Abstract
This project, Understanding the Human Psyche: Criminal Consciousness and Pursuit of Justice in Long Shadows by David Baldacci and The Night She Disappeared by Lisa Jewell, explores the psychological dimensions of crime, trauma, and justice within contemporary crime fiction. The study examines how criminal behaviour is shaped not merely by external motives but by complex psychological patterns such as repression, coercive control, gaslighting, vengeance, and moral distortion.
Through a qualitative textual and comparative analysis, the project investigates the fractured psyche of investigator Amos Decker, whose hyperthymia binds him to perpetual trauma, and contrasts it with Tallulah’s experience of psychological abuse, manipulation, and enforced silence. While Long Shadows foregrounds institutional crime, moral ambiguity, and the tension between legal and emotional justice, The Night She Disappeared emphasizes domestic abuse, victimhood, female solidarity, and restorative healing.

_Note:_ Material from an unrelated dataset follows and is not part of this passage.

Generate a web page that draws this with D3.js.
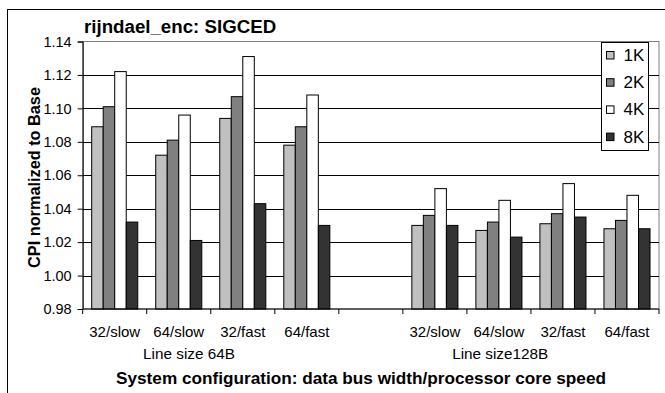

Drawing upon psychoanalytic theory (Freud), Jungian archetypes, trauma studies, and criminological perspectives, the project argues that justice in psychological crime fiction operates beyond courtroom verdicts. It becomes a deeply personal and emotional reckoning—where truth, memory, and narrative reconstruction function as mechanisms of healing. Ultimately, the study demonstrates that crime fiction serves as a mirror to human consciousness, revealing how trauma reshapes identity and how the pursuit of justice becomes both a legal and psychological necessity.